--- Problem details ---
Pictures in the data should be dropped; transcribe exactly the lines from the one that has "What matplotlib code" through the one that has "ax = fig.add_axes([0.402, 0.172, 0.592, 0.718])".

Some records
* BEGIN *
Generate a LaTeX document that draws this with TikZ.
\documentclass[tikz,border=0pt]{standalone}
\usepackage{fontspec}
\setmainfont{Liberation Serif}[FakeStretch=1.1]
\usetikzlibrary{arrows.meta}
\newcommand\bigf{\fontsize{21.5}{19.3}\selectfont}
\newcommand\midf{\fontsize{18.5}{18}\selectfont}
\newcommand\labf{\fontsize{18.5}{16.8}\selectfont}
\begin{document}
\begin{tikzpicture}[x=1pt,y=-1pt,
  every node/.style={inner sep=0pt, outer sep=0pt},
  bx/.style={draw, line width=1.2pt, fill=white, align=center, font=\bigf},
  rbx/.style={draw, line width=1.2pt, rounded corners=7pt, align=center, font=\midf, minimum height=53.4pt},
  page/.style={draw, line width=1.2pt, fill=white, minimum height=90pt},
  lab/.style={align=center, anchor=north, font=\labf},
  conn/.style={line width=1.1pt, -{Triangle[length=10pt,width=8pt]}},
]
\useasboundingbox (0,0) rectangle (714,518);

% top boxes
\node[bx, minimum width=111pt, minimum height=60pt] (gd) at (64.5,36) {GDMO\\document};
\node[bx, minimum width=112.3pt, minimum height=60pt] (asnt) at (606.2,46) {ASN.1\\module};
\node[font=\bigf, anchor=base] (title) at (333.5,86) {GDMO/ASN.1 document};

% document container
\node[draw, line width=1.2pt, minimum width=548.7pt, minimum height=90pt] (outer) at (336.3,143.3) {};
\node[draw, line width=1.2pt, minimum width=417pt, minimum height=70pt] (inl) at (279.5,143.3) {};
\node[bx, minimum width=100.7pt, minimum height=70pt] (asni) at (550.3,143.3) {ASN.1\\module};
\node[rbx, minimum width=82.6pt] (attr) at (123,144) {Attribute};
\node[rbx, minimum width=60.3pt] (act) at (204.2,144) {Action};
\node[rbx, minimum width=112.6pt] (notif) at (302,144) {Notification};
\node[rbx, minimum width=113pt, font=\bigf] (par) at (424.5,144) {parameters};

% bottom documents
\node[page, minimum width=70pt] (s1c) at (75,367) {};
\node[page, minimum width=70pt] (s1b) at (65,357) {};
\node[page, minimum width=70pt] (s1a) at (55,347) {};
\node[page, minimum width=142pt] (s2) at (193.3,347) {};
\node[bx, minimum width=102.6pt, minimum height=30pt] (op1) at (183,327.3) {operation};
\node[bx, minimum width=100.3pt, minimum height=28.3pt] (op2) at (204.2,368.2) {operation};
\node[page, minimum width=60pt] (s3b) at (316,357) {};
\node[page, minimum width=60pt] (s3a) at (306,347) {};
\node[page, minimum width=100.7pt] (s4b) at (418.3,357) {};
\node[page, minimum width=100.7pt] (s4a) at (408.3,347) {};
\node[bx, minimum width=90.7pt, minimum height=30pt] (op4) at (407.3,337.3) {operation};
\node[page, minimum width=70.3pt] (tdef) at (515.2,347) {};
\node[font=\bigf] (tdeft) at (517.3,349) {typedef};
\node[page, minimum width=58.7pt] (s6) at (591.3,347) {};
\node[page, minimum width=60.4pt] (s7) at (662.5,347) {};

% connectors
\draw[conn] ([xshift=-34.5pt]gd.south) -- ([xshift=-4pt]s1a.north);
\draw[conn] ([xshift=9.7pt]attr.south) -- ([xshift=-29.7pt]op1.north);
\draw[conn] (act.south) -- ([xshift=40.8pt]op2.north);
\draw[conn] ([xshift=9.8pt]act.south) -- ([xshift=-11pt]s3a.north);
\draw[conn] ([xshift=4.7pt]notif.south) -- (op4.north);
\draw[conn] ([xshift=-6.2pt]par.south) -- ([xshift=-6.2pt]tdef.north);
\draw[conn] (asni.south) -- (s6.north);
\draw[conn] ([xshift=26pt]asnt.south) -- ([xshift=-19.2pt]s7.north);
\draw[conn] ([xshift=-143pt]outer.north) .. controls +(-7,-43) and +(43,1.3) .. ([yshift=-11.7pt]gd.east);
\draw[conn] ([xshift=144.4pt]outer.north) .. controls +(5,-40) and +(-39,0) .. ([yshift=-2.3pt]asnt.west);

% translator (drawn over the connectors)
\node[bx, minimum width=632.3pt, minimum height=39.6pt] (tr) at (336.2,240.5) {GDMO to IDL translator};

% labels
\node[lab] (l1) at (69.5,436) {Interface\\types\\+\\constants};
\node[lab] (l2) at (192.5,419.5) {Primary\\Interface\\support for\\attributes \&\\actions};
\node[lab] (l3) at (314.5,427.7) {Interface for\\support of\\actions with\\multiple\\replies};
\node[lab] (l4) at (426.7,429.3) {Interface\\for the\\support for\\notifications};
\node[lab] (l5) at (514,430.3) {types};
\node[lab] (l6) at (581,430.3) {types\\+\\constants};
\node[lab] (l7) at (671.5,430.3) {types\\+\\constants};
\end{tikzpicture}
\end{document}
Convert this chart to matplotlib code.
* END *
* BEGIN *
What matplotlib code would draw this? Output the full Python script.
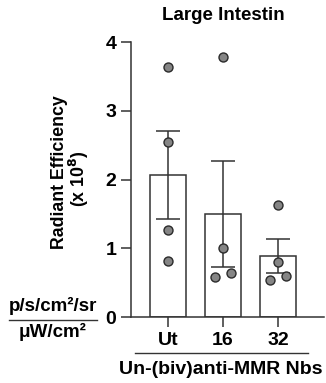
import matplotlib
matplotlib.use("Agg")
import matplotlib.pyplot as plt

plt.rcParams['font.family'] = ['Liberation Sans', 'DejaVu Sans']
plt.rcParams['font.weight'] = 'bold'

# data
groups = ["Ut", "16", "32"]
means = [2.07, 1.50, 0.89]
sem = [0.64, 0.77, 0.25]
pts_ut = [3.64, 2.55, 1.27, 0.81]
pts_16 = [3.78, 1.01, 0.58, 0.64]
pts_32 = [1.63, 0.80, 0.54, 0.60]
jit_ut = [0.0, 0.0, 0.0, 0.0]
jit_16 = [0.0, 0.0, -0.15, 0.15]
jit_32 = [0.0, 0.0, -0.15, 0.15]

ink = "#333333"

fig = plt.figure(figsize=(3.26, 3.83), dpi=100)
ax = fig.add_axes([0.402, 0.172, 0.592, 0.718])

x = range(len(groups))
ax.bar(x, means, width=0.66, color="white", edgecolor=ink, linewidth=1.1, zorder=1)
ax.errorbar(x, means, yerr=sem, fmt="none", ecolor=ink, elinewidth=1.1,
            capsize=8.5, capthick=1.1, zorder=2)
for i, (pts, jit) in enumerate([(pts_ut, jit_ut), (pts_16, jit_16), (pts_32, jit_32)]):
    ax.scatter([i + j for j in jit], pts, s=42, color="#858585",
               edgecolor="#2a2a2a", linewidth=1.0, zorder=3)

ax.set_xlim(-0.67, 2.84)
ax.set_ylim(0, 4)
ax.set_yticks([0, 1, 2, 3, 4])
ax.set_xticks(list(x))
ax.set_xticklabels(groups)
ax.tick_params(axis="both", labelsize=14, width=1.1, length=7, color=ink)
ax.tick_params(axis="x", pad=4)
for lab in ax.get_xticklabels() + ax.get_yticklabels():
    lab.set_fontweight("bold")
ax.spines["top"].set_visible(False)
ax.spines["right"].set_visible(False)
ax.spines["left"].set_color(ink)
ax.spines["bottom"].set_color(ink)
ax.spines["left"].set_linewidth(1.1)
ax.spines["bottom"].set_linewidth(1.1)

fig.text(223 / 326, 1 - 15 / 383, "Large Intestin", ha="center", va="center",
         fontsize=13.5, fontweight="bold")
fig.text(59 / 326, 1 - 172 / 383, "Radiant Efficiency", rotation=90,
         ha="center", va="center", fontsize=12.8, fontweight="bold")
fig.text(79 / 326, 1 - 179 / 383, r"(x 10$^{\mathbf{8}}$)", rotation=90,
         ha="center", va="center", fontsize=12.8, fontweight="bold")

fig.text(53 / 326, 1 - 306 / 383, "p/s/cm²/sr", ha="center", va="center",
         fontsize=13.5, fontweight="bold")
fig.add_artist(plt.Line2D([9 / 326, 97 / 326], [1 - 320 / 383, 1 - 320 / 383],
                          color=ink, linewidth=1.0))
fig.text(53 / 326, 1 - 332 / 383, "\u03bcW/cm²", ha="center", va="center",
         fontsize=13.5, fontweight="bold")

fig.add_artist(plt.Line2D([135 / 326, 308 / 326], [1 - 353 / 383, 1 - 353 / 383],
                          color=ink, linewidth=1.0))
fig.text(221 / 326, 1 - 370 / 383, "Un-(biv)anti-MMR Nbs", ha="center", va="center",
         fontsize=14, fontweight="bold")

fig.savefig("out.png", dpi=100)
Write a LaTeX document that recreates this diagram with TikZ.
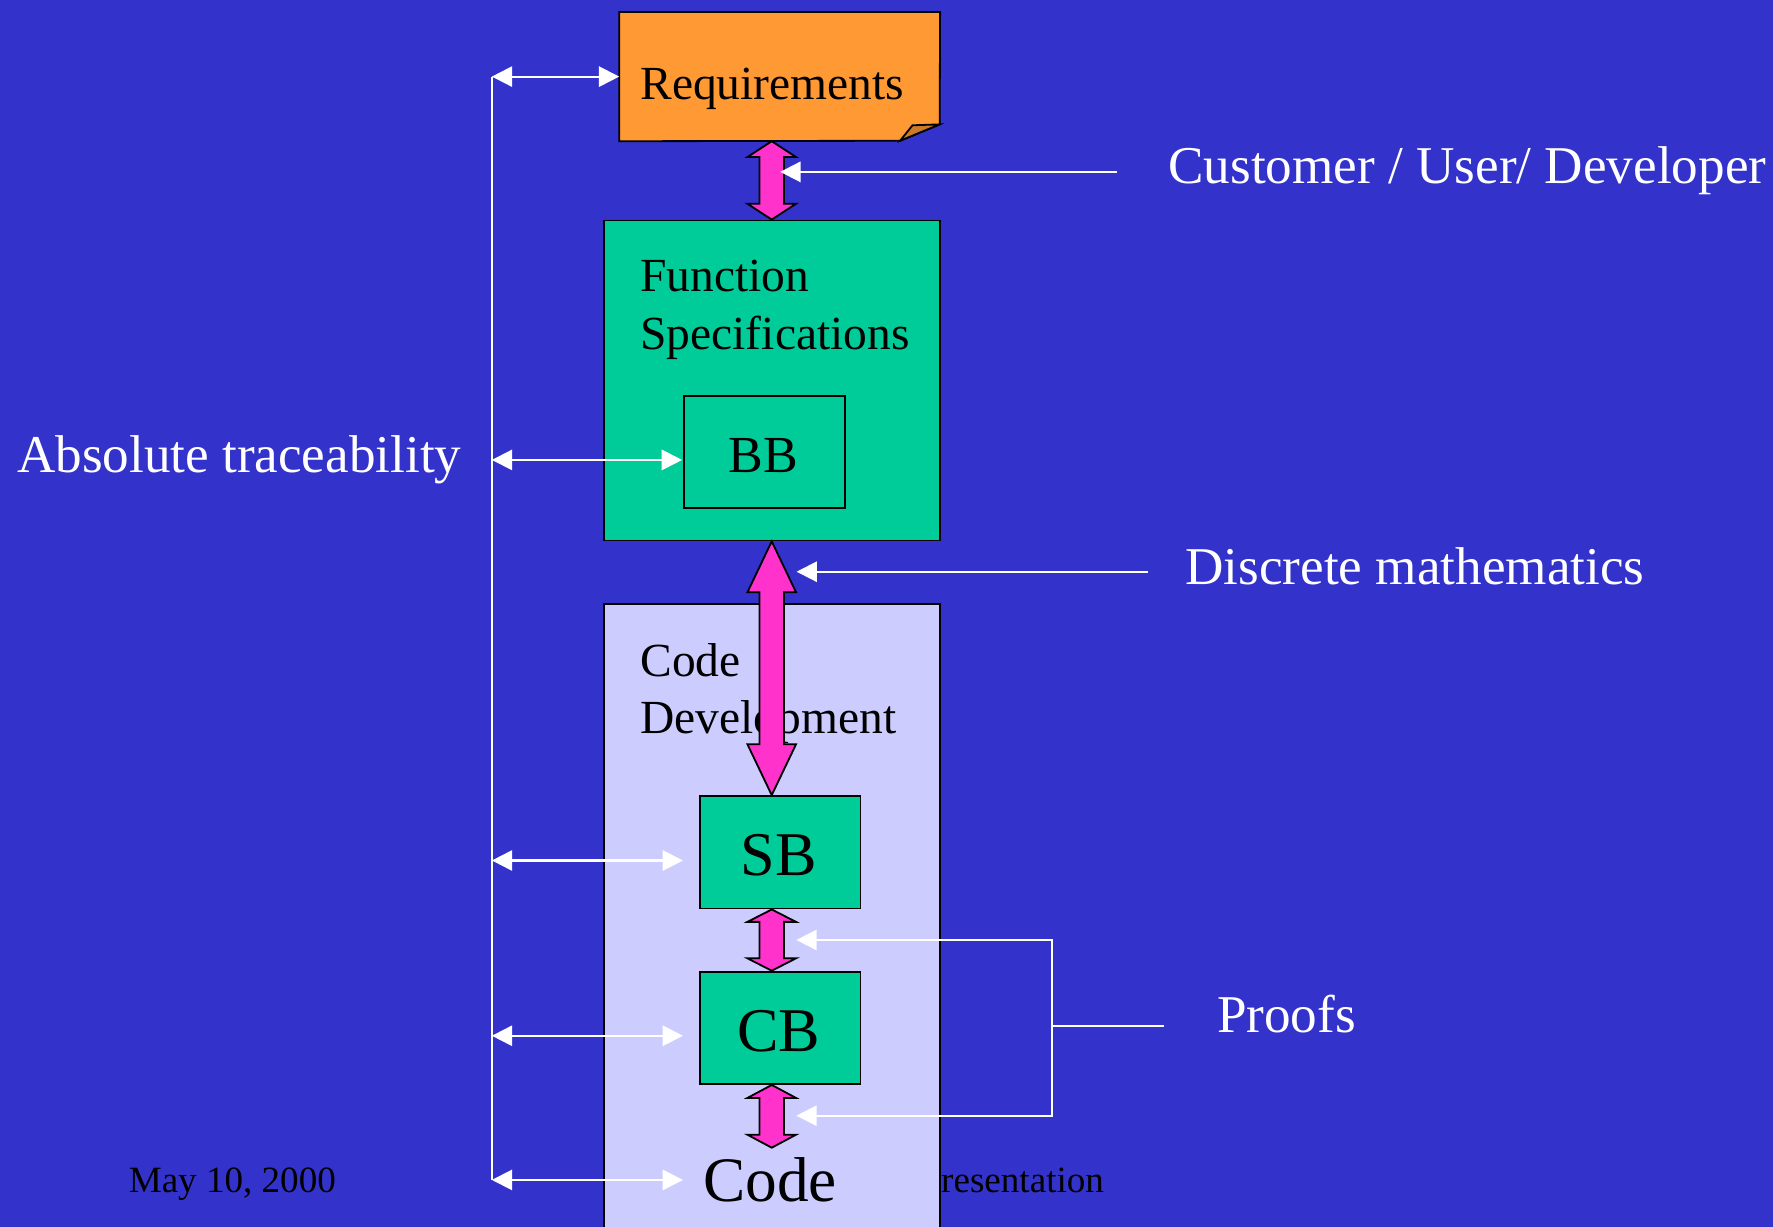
* END *
--- The solution ---
What matplotlib code would draw this? Output the full Python script.
import matplotlib
matplotlib.use("Agg")
import matplotlib.pyplot as plt

plt.rcParams['font.family'] = ['Liberation Sans', 'DejaVu Sans']
plt.rcParams['font.weight'] = 'bold'

# data
groups = ["Ut", "16", "32"]
means = [2.07, 1.50, 0.89]
sem = [0.64, 0.77, 0.25]
pts_ut = [3.64, 2.55, 1.27, 0.81]
pts_16 = [3.78, 1.01, 0.58, 0.64]
pts_32 = [1.63, 0.80, 0.54, 0.60]
jit_ut = [0.0, 0.0, 0.0, 0.0]
jit_16 = [0.0, 0.0, -0.15, 0.15]
jit_32 = [0.0, 0.0, -0.15, 0.15]

ink = "#333333"

fig = plt.figure(figsize=(3.26, 3.83), dpi=100)
ax = fig.add_axes([0.402, 0.172, 0.592, 0.718])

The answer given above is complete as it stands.